Directed by David Muse, the incoming associate director at the Shakespeare Theatre, this is a frenetically paced show, crammed with verbal fireworks and satiric pot shots at pop culture, the military-industrial complex, a self-absorbed society, and the difficulty we have connecting with people in a wired world. The performances Muse gets from his first-rate cast are all snappy, particularly the tour-de-force characterizations McNary explodes on the Milton Theatre stage. Flanagan also impresses, as he gets laughs with extended pauses for reactions as the dull-witted but good natured Todd.

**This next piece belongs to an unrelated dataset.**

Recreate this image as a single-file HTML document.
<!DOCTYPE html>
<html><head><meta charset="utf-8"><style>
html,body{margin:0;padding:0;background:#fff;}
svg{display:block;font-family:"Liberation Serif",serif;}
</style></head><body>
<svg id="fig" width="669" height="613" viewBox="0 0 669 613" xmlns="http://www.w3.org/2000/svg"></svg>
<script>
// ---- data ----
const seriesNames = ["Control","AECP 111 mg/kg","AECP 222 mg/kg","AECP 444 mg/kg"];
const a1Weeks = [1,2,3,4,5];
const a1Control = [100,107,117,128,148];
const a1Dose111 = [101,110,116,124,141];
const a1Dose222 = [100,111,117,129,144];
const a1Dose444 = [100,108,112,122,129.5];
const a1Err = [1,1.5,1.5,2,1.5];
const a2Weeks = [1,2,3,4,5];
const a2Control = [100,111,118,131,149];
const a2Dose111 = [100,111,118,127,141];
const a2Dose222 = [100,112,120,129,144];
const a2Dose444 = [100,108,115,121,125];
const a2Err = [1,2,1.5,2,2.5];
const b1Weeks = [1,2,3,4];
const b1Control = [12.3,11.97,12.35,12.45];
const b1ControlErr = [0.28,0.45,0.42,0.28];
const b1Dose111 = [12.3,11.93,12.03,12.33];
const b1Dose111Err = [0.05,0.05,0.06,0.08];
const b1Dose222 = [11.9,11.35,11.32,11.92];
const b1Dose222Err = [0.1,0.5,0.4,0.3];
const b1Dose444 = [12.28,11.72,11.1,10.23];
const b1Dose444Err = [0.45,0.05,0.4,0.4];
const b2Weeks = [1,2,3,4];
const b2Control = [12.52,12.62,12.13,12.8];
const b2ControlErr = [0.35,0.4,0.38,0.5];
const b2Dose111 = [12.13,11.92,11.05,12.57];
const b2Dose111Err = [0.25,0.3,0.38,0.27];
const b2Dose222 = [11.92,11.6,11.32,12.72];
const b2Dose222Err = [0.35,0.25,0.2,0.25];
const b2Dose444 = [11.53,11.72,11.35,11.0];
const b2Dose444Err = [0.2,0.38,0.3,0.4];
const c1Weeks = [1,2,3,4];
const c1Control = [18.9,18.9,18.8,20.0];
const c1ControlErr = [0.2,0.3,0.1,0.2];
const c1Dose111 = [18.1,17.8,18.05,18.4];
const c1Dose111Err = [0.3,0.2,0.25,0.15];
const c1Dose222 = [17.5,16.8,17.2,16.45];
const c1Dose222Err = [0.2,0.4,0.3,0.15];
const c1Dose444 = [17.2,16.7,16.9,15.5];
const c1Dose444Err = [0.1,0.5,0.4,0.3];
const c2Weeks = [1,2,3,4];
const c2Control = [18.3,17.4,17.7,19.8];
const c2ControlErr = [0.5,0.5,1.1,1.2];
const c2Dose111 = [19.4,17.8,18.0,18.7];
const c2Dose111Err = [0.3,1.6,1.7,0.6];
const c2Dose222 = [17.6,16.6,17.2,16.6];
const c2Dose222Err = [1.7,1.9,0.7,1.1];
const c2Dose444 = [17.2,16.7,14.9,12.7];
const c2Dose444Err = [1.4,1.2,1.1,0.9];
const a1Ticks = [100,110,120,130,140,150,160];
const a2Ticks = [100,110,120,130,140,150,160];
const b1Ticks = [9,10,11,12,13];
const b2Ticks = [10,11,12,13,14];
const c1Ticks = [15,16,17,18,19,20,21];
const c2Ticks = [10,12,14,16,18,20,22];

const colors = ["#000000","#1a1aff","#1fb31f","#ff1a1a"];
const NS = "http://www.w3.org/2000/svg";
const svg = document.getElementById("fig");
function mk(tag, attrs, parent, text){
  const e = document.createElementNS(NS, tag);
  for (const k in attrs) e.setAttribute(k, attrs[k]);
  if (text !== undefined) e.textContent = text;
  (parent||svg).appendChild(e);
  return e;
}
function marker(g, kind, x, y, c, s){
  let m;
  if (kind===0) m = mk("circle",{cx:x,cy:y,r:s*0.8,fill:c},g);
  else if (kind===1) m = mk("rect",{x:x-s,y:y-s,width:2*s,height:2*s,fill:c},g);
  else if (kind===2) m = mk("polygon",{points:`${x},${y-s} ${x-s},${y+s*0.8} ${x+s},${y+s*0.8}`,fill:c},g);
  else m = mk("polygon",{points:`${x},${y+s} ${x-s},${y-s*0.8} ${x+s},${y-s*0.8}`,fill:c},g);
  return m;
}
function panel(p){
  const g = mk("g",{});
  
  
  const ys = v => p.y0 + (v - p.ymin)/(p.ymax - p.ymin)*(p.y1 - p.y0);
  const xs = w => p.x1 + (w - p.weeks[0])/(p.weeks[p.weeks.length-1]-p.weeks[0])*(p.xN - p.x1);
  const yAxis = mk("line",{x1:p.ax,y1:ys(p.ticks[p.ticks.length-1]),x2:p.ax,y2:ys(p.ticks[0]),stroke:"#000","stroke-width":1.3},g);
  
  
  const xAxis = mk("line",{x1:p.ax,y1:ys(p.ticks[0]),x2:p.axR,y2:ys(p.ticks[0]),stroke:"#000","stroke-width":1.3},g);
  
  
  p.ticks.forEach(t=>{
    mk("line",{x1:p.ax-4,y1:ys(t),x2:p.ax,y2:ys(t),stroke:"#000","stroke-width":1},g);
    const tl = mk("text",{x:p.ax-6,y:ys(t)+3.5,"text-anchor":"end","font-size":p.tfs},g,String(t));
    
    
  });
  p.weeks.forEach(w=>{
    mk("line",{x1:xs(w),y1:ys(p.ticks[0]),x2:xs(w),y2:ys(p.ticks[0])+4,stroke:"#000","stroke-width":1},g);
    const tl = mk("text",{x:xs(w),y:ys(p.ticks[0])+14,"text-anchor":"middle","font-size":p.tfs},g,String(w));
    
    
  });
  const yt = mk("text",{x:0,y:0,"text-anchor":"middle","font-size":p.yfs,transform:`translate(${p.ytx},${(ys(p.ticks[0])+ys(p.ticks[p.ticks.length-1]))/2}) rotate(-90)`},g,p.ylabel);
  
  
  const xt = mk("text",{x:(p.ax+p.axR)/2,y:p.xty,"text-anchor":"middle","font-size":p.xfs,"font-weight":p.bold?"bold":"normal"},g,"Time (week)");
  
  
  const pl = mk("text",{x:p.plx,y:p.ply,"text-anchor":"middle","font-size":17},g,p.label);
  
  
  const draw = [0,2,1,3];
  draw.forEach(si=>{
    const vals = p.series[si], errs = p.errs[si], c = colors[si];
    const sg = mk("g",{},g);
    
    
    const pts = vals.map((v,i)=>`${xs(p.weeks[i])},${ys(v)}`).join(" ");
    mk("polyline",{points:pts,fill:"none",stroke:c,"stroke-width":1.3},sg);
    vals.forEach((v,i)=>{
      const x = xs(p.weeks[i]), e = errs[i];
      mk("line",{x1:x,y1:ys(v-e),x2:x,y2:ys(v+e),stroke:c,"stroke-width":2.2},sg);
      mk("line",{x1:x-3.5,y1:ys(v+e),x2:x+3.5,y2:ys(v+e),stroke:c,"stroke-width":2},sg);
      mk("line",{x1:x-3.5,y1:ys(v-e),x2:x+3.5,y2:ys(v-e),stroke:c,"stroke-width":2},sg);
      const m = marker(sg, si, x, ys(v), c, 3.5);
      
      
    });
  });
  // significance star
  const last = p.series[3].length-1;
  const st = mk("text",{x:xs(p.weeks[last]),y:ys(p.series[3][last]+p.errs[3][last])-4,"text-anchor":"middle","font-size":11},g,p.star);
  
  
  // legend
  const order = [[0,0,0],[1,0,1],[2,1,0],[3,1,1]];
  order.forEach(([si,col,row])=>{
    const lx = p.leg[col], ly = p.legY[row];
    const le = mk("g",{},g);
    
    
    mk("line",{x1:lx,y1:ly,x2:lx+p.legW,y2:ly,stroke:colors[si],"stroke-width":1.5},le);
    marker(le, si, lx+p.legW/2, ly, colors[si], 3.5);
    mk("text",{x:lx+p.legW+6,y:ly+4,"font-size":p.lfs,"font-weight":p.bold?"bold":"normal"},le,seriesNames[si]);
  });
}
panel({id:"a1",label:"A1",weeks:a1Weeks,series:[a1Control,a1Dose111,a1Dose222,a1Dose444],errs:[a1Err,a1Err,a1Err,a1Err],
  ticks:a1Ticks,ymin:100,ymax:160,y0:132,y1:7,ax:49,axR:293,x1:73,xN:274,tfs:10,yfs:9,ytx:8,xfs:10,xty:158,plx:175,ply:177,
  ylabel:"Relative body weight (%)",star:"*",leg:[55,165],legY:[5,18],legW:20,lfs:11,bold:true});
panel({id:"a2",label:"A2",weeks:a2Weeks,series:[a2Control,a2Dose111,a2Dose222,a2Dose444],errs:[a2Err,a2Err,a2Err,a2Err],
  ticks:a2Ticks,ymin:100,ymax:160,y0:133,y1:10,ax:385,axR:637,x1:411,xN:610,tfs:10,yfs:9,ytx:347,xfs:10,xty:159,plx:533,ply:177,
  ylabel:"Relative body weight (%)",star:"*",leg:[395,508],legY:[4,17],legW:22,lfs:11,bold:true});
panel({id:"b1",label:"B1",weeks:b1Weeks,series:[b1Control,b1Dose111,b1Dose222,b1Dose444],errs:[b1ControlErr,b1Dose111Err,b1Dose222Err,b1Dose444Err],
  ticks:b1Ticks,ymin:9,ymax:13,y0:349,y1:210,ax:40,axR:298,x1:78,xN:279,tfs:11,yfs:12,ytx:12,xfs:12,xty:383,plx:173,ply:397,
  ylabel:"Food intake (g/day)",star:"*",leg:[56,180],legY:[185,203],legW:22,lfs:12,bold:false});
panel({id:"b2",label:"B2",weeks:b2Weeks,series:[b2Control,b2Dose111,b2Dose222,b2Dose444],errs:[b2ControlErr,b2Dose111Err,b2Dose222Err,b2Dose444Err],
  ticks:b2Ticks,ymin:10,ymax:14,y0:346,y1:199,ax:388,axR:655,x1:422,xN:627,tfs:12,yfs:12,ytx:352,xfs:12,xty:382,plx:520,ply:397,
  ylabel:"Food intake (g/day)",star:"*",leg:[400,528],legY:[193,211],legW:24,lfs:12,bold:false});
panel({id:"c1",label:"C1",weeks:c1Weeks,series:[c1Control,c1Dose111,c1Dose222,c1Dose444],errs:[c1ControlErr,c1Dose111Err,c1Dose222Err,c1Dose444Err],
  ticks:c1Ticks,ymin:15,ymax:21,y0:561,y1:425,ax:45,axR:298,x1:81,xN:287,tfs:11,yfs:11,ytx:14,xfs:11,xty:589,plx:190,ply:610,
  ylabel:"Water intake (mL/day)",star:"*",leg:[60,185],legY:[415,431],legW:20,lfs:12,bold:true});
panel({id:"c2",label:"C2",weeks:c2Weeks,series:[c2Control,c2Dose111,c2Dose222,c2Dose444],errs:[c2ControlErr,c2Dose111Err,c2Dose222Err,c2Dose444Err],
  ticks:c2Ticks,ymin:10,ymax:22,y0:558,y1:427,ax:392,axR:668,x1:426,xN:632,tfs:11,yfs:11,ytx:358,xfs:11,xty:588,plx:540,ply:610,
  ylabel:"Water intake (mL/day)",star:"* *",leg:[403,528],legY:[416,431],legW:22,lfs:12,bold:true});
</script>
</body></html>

But the weight of the show ultimately rests on Wong’s slender but very capable shoulders. Wong, who tells much of the story in monologue form as she communicates via computer, is able to toss off lines such as “One of the first things you have to get used to is I’m better than you” with such cute matter-of-factness that she makes the poor, afflicted young woman quite likable. Wong imbues Jenny with an acute lack of self-awareness, even as the character flits about with her compulsive rituals, repeatedly spraying the air with disinfectant and washing her hands. Jones’ method here is to fill the air with Jenny’s stream, no, make that river, of consciousness thought, and Wong delightfully succeeds.

The playwright is at his best when creating wildly improbable scenes. A breakneck-paced montage near the top of the second act that expresses the passage of time as Jenny builds her robot is pulled off by the cast with sure-footed aplomb; our first look at the robot taking to the air relies on carefully calibrated, deliberately tacky stagecraft. And yet, another wildly improbable scene, as the robot meets Jenny’s birth mother in a Chinese village, is actually rather touching.

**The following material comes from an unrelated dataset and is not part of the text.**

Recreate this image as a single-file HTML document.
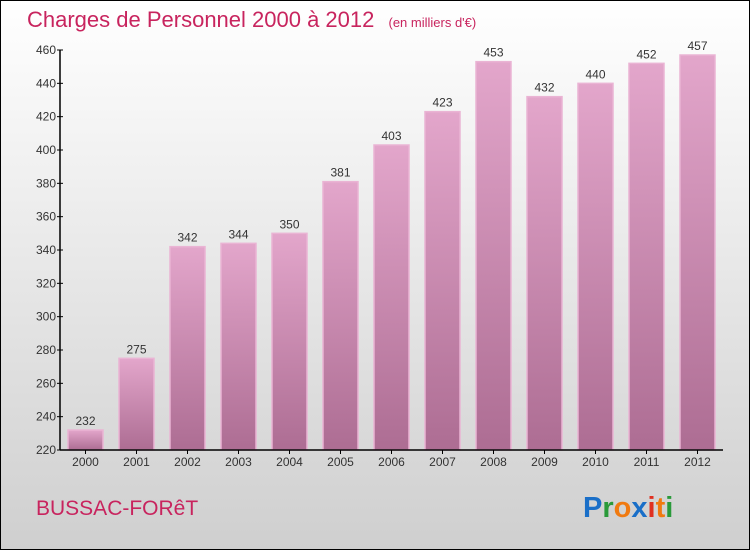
<!DOCTYPE html>
<html><head><meta charset="utf-8"><style>
body{margin:0}
svg{display:block;font-family:"Liberation Sans",sans-serif}
</style></head><body>
<svg width="750" height="550" viewBox="0 0 750 550">
<defs>
<linearGradient id="bg" x1="0" y1="0" x2="0" y2="1"><stop offset="0" stop-color="#ffffff"/><stop offset="1" stop-color="#cfcfcf"/></linearGradient>
<linearGradient id="bar" x1="0" y1="0" x2="0" y2="1"><stop offset="0" stop-color="#e3a6cb"/><stop offset="1" stop-color="#ad6d93"/></linearGradient>
</defs>
<rect x="0.5" y="0.5" width="749" height="549" fill="url(#bg)" stroke="#000"/>
<text x="27" y="27" font-size="22" fill="#c8245e">Charges de Personnel 2000 à 2012 <tspan font-size="13" dx="8">(en milliers d'€)</tspan></text>
<g id="plot"></g>
<text x="36" y="515" font-size="21" fill="#c8245e">BUSSAC-FORêT</text>
<text x="583" y="517" font-size="29" font-weight="bold"><tspan fill="#1a6fc8">P</tspan><tspan fill="#2a9a3a">r</tspan><tspan fill="#f07a10">o</tspan><tspan fill="#1a6fc8">x</tspan><tspan fill="#e03020">i</tspan><tspan fill="#f07a10">t</tspan><tspan fill="#2a9a3a">i</tspan></text>
</svg>
<script>
const categories=["2000","2001","2002","2003","2004","2005","2006","2007","2008","2009","2010","2011","2012"];
const values=[232,275,342,344,350,381,403,423,453,432,440,452,457];
const ticks=[220,240,260,280,300,320,340,360,380,400,420,440,460];
const NS="http://www.w3.org/2000/svg";
const g=document.getElementById("plot");
const x0=60,band=51,yMin=220,yMax=460,yTop=50,yBot=450;
const y=v=>yBot-(v-yMin)/(yMax-yMin)*(yBot-yTop);
const xc=i=>x0+band*i+band/2;
function mk(t,a){const e=document.createElementNS(NS,t);for(const k in a)e.setAttribute(k,a[k]);g.appendChild(e);return e;}
values.forEach((v,i)=>{
 const r=mk("rect",{x:xc(i)-17.5,y:y(v),width:35,height:yBot-y(v),fill:"url(#bar)",stroke:"#eab4d4","stroke-width":1.5});
 
 
 const t=mk("text",{x:xc(i),y:y(v)-5,"text-anchor":"middle","font-size":12,fill:"#333"});
 t.textContent=v;
 
 
 const c=mk("text",{x:xc(i),y:466,"text-anchor":"middle","font-size":12,fill:"#333"});
 c.textContent=categories[i];
 
 
 mk("line",{x1:xc(i),x2:xc(i),y1:yBot,y2:yBot+4,stroke:"#000"});
});
ticks.forEach(v=>{
 mk("line",{x1:x0-3,x2:x0+3,y1:y(v),y2:y(v),stroke:"#000"});
 const t=mk("text",{x:x0-4,y:y(v)+4,"text-anchor":"end","font-size":12,fill:"#333"});
 t.textContent=v;
 
 
});
const ya=mk("line",{x1:x0,x2:x0,y1:yTop,y2:yBot,stroke:"#000","stroke-width":1.5});


const xa=mk("line",{x1:x0,x2:x0+band*13,y1:yBot,y2:yBot,stroke:"#000","stroke-width":1.5});


</script>
</body></html>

Akin, who also plays the Chinese mom, is called upon to rapidly switch performance styles, going from over-the-top, sitcom-style acting, to stark realism in several dramatic confrontations with her troubled daughter. In these scenes, Jones veers suddenly away from comedy and into gut-wrenching explorations of unrealized expectations caused by Jenny’s illness, as well as the fears of an adoptive mother who fears her daughter’s search for her past means she is being emotionally replaced. Wong, too, makes that transition several times, generating emotional moments both strident and subtle. (My wife, who had been laughing loudly moments earlier, was moved to tears when Jenny, on her hands and knees, eats some food her birth mother had prepared on the other side of the world.)

Jones apparently feels the laughs must be leavened with some meaningful study of Jenny’s inability to connect to the world around her. The problem is that the playwright has no firm grasp of what he wants to say or do with our attention once he grabs it. Jones seems to start down several promising paths, such as when it briefly appears the robot’s interactions with the Chinese mother will lead toward some variation of the “there’s no place like home” theme, or when Jenny suffers a breakdown and the writer lets us glimpse the computer-like programs scrambling in her head while the robot observes her, a tantalizing bit of sci-fi teasing.

Ultimately, Jenny ultimately learns nothing from her experience and neither do we as the play sputters to an inconclusive and quite downbeat close. The Intelligent Design of Jenny Chow is lots of fun, especially when staged as well as it is here, but one comes away with the impression this is still only the Beta version.